Start of SUPPLIED DATA

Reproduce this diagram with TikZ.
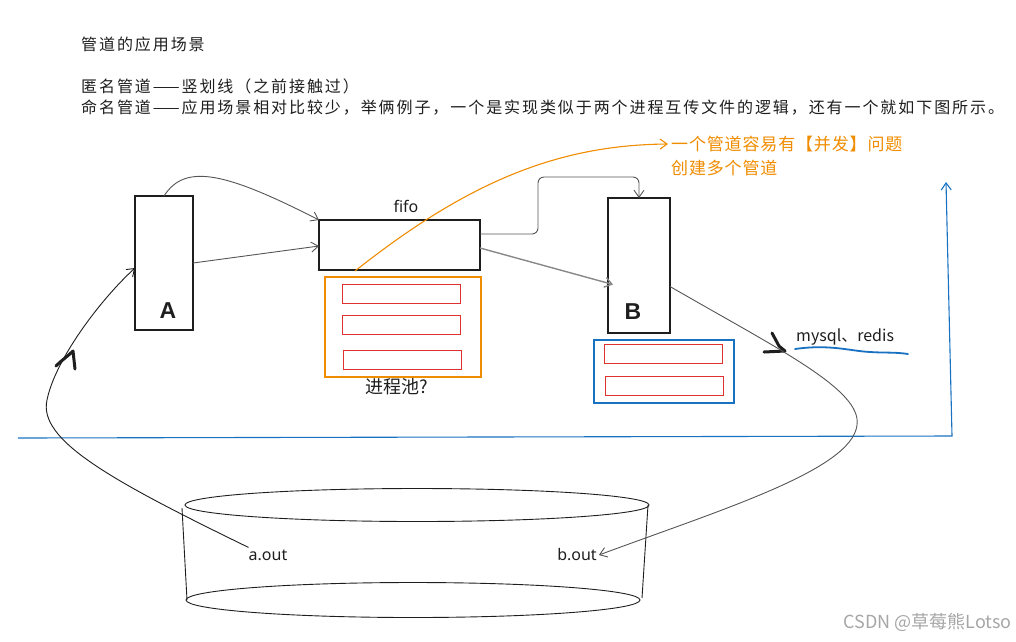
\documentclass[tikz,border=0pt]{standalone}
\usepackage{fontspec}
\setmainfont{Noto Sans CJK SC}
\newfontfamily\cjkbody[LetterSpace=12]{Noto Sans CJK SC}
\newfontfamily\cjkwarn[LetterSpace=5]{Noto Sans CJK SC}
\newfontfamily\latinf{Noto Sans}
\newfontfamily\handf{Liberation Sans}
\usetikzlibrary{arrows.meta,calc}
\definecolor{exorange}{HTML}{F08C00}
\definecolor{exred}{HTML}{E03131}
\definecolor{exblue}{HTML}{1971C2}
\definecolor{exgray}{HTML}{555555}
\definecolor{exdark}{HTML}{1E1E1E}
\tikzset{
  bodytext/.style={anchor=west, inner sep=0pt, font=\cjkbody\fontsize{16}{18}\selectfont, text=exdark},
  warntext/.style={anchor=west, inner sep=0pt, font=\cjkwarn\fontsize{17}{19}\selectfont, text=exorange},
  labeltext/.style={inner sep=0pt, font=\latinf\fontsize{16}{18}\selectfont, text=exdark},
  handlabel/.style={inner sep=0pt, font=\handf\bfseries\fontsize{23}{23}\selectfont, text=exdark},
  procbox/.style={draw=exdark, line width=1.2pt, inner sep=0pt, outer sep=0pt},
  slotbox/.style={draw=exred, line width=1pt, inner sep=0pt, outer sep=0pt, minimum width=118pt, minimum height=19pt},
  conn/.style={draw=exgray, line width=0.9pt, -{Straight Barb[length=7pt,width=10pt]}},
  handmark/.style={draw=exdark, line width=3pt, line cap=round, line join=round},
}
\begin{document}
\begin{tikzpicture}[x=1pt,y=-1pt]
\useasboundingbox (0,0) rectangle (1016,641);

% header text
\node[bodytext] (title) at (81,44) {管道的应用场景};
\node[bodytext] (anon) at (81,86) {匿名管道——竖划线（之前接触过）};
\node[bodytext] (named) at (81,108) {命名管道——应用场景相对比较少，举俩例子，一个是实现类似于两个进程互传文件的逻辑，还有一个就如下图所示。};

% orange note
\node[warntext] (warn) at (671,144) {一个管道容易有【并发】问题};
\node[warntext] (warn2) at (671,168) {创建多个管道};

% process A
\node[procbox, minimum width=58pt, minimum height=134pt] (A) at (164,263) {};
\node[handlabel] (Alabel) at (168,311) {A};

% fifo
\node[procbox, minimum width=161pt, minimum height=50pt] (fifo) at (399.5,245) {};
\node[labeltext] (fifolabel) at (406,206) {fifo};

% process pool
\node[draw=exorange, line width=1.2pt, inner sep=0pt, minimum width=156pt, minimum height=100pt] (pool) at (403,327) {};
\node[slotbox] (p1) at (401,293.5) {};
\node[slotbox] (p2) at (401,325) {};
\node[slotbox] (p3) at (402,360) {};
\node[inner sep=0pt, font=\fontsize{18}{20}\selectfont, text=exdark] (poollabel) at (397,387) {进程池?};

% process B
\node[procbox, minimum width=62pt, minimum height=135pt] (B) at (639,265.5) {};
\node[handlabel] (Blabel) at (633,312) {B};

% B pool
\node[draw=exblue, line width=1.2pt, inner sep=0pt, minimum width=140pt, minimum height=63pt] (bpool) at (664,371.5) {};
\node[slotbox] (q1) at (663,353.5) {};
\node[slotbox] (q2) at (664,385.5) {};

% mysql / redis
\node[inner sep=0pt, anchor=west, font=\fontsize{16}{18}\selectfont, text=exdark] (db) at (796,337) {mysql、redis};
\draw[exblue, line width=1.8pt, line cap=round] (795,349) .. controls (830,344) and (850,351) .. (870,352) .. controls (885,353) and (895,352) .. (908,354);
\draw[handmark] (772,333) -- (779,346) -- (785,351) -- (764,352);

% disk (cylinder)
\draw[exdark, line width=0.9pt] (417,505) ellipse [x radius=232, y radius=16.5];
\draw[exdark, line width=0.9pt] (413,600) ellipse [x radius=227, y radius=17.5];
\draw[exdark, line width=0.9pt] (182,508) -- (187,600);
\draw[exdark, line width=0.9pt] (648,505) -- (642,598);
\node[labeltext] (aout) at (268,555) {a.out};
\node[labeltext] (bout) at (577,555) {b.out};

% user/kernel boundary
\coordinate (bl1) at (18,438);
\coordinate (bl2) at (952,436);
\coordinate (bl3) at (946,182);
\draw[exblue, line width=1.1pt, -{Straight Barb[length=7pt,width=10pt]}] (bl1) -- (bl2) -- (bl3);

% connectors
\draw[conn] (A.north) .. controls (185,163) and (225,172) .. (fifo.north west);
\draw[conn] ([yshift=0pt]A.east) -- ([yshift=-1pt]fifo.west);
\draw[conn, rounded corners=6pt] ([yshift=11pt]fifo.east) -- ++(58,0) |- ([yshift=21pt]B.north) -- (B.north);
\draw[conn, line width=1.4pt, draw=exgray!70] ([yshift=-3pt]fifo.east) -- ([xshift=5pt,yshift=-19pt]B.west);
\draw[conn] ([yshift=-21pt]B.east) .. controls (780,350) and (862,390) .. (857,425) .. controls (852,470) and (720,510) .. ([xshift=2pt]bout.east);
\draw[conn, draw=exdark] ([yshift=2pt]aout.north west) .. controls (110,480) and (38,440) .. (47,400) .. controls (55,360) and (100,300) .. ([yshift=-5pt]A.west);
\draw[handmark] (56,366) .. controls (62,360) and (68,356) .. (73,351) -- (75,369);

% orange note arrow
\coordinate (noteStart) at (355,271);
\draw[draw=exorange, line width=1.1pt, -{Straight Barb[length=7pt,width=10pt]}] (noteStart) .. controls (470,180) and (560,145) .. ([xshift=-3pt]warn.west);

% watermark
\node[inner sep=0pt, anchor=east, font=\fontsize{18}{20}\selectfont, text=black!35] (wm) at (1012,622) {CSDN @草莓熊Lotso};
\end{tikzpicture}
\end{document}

End of SUPPLIED DATA

Without any pictures, reproduce the lines from the first one in the material through the line that has "(named) at (81,108)", exactly as they appear.

Reproduce this diagram with TikZ.
\documentclass[tikz,border=0pt]{standalone}
\usepackage{fontspec}
\setmainfont{Noto Sans CJK SC}
\newfontfamily\cjkbody[LetterSpace=12]{Noto Sans CJK SC}
\newfontfamily\cjkwarn[LetterSpace=5]{Noto Sans CJK SC}
\newfontfamily\latinf{Noto Sans}
\newfontfamily\handf{Liberation Sans}
\usetikzlibrary{arrows.meta,calc}
\definecolor{exorange}{HTML}{F08C00}
\definecolor{exred}{HTML}{E03131}
\definecolor{exblue}{HTML}{1971C2}
\definecolor{exgray}{HTML}{555555}
\definecolor{exdark}{HTML}{1E1E1E}
\tikzset{
  bodytext/.style={anchor=west, inner sep=0pt, font=\cjkbody\fontsize{16}{18}\selectfont, text=exdark},
  warntext/.style={anchor=west, inner sep=0pt, font=\cjkwarn\fontsize{17}{19}\selectfont, text=exorange},
  labeltext/.style={inner sep=0pt, font=\latinf\fontsize{16}{18}\selectfont, text=exdark},
  handlabel/.style={inner sep=0pt, font=\handf\bfseries\fontsize{23}{23}\selectfont, text=exdark},
  procbox/.style={draw=exdark, line width=1.2pt, inner sep=0pt, outer sep=0pt},
  slotbox/.style={draw=exred, line width=1pt, inner sep=0pt, outer sep=0pt, minimum width=118pt, minimum height=19pt},
  conn/.style={draw=exgray, line width=0.9pt, -{Straight Barb[length=7pt,width=10pt]}},
  handmark/.style={draw=exdark, line width=3pt, line cap=round, line join=round},
}
\begin{document}
\begin{tikzpicture}[x=1pt,y=-1pt]
\useasboundingbox (0,0) rectangle (1016,641);

% header text
\node[bodytext] (title) at (81,44) {管道的应用场景};
\node[bodytext] (anon) at (81,86) {匿名管道——竖划线（之前接触过）};
\node[bodytext] (named) at (81,108) {命名管道——应用场景相对比较少，举俩例子，一个是实现类似于两个进程互传文件的逻辑，还有一个就如下图所示。};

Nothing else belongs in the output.